Supplemental oxygen usually is given empirically to patients with altered mental status or suspected hypoxemia.
Oxygen (100%) is indicated for patients with carbon monoxide poisoning to increase the conversion of carboxyhemoglobin and carboxymyoglobin to hemoglobin and myoglobin, respectively, and to increase the oxygen saturation of the plasma and subsequent delivery to tissues.
Hyperbaric oxygen may be beneficial for patients with severe carbon monoxide poisoning, although the clinical evidence is mixed.
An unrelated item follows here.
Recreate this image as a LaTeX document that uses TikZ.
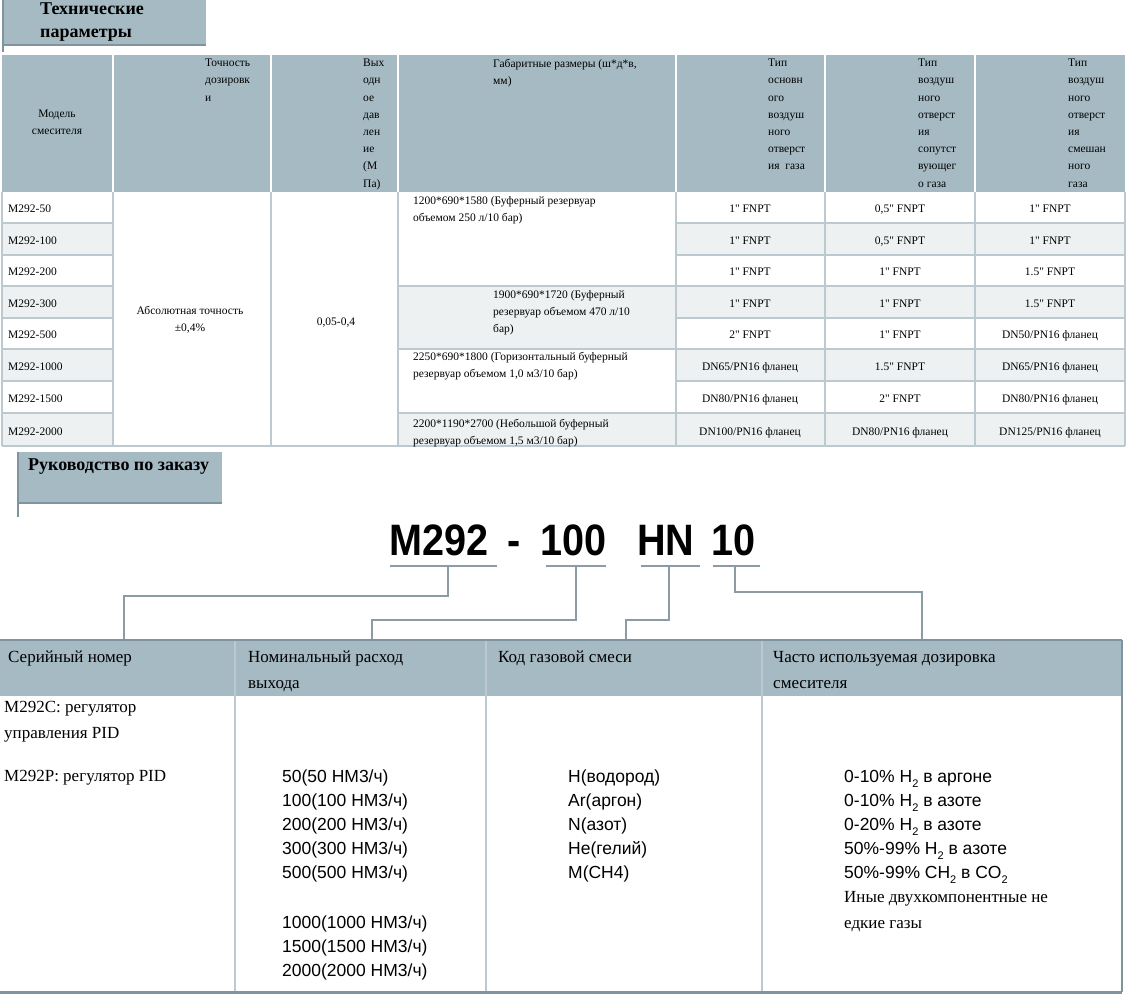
\documentclass[tikz,border=0pt]{standalone}
\usepackage{fontspec}
\setmainfont{Liberation Serif}
\newfontfamily\arialf{Liberation Sans}
\newfontfamily\plainserif{Liberation Serif}
\definecolor{hdr}{HTML}{A5BAC3}
\definecolor{lite}{HTML}{EDF1F2}
\definecolor{grid}{HTML}{BCCACF}
\definecolor{dark}{HTML}{7F949E}
\definecolor{conn}{HTML}{8D9CA4}
\tikzset{
  tt/.style={inner sep=0pt, font=\fontsize{11.5}{17.2}\selectfont, align=left, anchor=north west},
  ttc/.style={inner sep=0pt, font=\fontsize{11.5}{17.2}\selectfont, align=center, anchor=north},
  ttl/.style={inner sep=0pt, font=\fontsize{11.5}{17.2}\selectfont, anchor=base west},
  ttb/.style={inner sep=0pt, font=\fontsize{11.5}{17.2}\selectfont, anchor=base},
  bt/.style={inner sep=0pt, font=\fontsize{17}{26}\selectfont, align=left, anchor=north west},
  bs/.style={inner sep=0pt, font=\arialf\fontsize{17.5}{24}\selectfont, align=left, anchor=north west},
  ttlb/.style={inner sep=0pt, font=\bfseries\fontsize{18}{23}\selectfont, align=left, anchor=north west},
  code/.style={inner sep=0pt, font=\arialf\bfseries\fontsize{44}{44}\selectfont, anchor=base west, xscale=0.9},
  cn/.style={conn, line width=1.6pt},
}
\newcommand{\sub}{\raisebox{-5pt}{\fontsize{11}{11}\selectfont 2}}
\newcommand{\qq}{{\plainserif"}}
\begin{document}
\begin{tikzpicture}[x=1pt,y=-1pt]
\useasboundingbox (0,0) rectangle (1146,998);
% title box 1
\fill[hdr] (2,0) rectangle (206,45);
\draw[dark, line width=2pt] (2,45) -- (206,45);
\draw[dark, line width=1.5pt] (3,0) -- (3,52);
\node[ttlb] (t1) at (40,3) {Технические\\параметры};
% top table header
\fill[hdr] (2,55) rectangle (1125,192);
\foreach \x in {113,271,398,676,825,975} \draw[white, line width=2pt] (\x,55) -- (\x,192);
% body fills
\foreach \ya/\yb in {223/255,286/318,349/381,413/446} {
  \fill[lite] (2,\ya) rectangle (113,\yb);
  \fill[lite] (676,\ya) rectangle (1125,\yb);
}
\fill[lite] (398,286) rectangle (676,349);
\fill[lite] (398,413) rectangle (676,446);
% grid
\foreach \y in {223,255,286,318,349,381,413} {
  \draw[grid, line width=2pt] (2,\y) -- (113,\y);
  \draw[grid, line width=2pt] (676,\y) -- (1125,\y);
}
\foreach \y in {286,349,413} \draw[grid, line width=2pt] (398,\y) -- (676,\y);
\foreach \x in {2,113,271,398,676,825,975,1125} \draw[grid, line width=2pt] (\x,192) -- (\x,446);
\draw[grid, line width=2pt] (2,446) -- (1125,446);
% header texts
\node[ttc] (h1) at (57,110) {Модель\\смесителя};
\node[tt] (h2) at (205,59) {Точность\\дозировк\\и};
\node[tt] (h3) at (363,59) {Вых\\одн\\ое\\дав\\лен\\ие\\(М\\Па)};
\node[tt] (h4) at (493,59) {Габаритные размеры (ш*д*в,\\мм)};
\node[tt] (h5) at (768,59) {Тип\\основн\\ого\\воздуш\\ного\\отверст\\ия\ \ газа};
\node[tt] (h6) at (918,59) {Тип\\воздуш\\ного\\отверст\\ия\\сопутст\\вующег\\о газа};
\node[tt] (h7) at (1068,59) {Тип\\воздуш\\ного\\отверст\\ия\\смешан\\ного\\газа};
% model names
\foreach \n/\m/\y in {m1/50/212,m2/100/244,m3/200/275,m4/300/307,m5/500/338,m6/1000/370,m7/1500/402,m8/2000/435}
  \node[ttl] (\n) at (8,\y) {M292-\m};
\node[ttc] (acc) at (190,306) {Абсолютная точность\\±0,4\%};
\node[ttb] (pr) at (336,325) {0,05-0,4};
\node[tt] (d1) at (413,196) {1200*690*1580 (Буферный резервуар\\объемом 250 л/10 бар)};
\node[tt] (d2) at (493,290) {1900*690*1720 (Буферный\\резервуар объемом 470 л/10\\бар)};
\node[tt] (d3) at (413,352) {2250*690*1800 (Горизонтальный буферный\\резервуар объемом 1,0 м3/10 бар)};
\node[tt] (d4) at (413,419) {2200*1190*2700 (Небольшой буферный\\резервуар объемом 1,5 м3/10 бар)};
\foreach \n/\a/\b/\c/\y in {
 r1/{1\qq{} FNPT}/{0,5\qq{} FNPT}/{1\qq{} FNPT}/212,
 r2/{1\qq{} FNPT}/{0,5\qq{} FNPT}/{1\qq{} FNPT}/244,
 r3/{1\qq{} FNPT}/{1\qq{} FNPT}/{1.5\qq{} FNPT}/275,
 r4/{1\qq{} FNPT}/{1\qq{} FNPT}/{1.5\qq{} FNPT}/307,
 r5/{2\qq{} FNPT}/{1\qq{} FNPT}/{DN50\slash PN16 фланец}/338,
 r6/{DN65\slash PN16 фланец}/{1.5\qq{} FNPT}/{DN65\slash PN16 фланец}/370,
 r7/{DN80\slash PN16 фланец}/{2\qq{} FNPT}/{DN80\slash PN16 фланец}/402,
 r8/{DN100\slash PN16 фланец}/{DN80\slash PN16 фланец}/{DN125\slash PN16 фланец}/435} {
  \node[ttb] (\n a) at (750,\y) {\a};
  \node[ttb] (\n b) at (900,\y) {\b};
  \node[ttb] (\n c) at (1050,\y) {\c};
}
% title box 2
\fill[hdr] (18,452) rectangle (222,503);
\draw[dark, line width=2pt] (18,503) -- (222,503);
\draw[dark, line width=1.5pt] (18,452) -- (18,517);
\node[ttlb] (t2) at (28,459) {Руководство по заказу};
% code
\node[code] (c1) at (389,555) {M292};
\node[code] (c2) at (507,555) {-};
\node[code] (c3) at (540,555) {100};
\node[code] (c4) at (637,555) {HN};
\node[code] (c5) at (711,555) {10};
\coordinate (u1) at (448,566); \coordinate (u2) at (576,566);
\coordinate (u3) at (669,566); \coordinate (u4) at (735,566);
\draw[cn] (390,566) -- (497,566);
\draw[cn] (546,566) -- (606,566);
\draw[cn] (641,566) -- (700,566);
\draw[cn] (713,566) -- (760,566);
\coordinate (b1) at (124,640); \coordinate (b2) at (372,640);
\coordinate (b3) at (626,640); \coordinate (b4) at (922,640);
\draw[cn] (u1) -- (448,596) -- (124,596) -- (b1);
\draw[cn] (u2) -- (576,620) -- (372,620) -- (b2);
\draw[cn] (u3) -- (669,620) -- (626,620) -- (b3);
\draw[cn] (u4) -- (735,592) -- (922,592) -- (b4);
% bottom table
\fill[hdr] (0,640) rectangle (1122,696);
\foreach \x in {235,486,762} \draw[grid, line width=1.5pt] (\x,640) -- (\x,992);
\draw[dark, line width=2pt] (0,640) -- (1122,640);
\draw[dark, line width=1.5pt] (1122,640) -- (1122,992);
\draw[dark, line width=3pt] (0,992) -- (1122,992);
\node[bt] (g1) at (8,651) {Серийный номер};
\node[bt] (g2) at (248,651) {Номинальный расход\\выхода};
\node[bt] (g3) at (498,651) {Код газовой смеси};
\node[bt] (g4) at (773,651) {Часто используемая дозировка\\смесителя};
\node[bt] (s1) at (4,701) {M292C: регулятор\\управления PID};
\node[bt] (s2) at (4,770) {M292P: регулятор PID};
\node[bs] (f1) at (282,770) {50(50 НМ3/ч)\\100(100 НМ3/ч)\\200(200 НМ3/ч)\\300(300 НМ3/ч)\\500(500 НМ3/ч)};
\node[bs] (f2) at (282,916) {1000(1000 НМ3/ч)\\1500(1500 НМ3/ч)\\2000(2000 НМ3/ч)};
\node[bs] (k1) at (568,770) {H(водород)\\Ar(аргон)\\N(азот)\\He(гелий)\\M(CH4)};
\node[bs] (p1) at (844,770) {0-10\% H\sub{} в аргоне\\0-10\% H\sub{} в азоте\\0-20\% H\sub{} в азоте\\50\%-99\% H\sub{} в азоте\\50\%-99\% CH\sub{} в CO\sub};
\node[bt] (p2) at (844,891) {Иные двухкомпонентные не\\едкие газы};
\end{tikzpicture}
\end{document}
Potential indications include history of a loss of consciousness, metabolic acidosis, age older than 36 years, pregnancy, carboxyhemoglobin level greater than 25%, and cerebellar dysfunction (eg, ataxia; see Table II–19).
Hyperbaric oxygen has also been advocated for the treatment of poisoning with carbon tetrachloride, cyanide, and hydrogen sulfide and for severe methemoglobinemia, but the experimental and clinical evidence is scanty.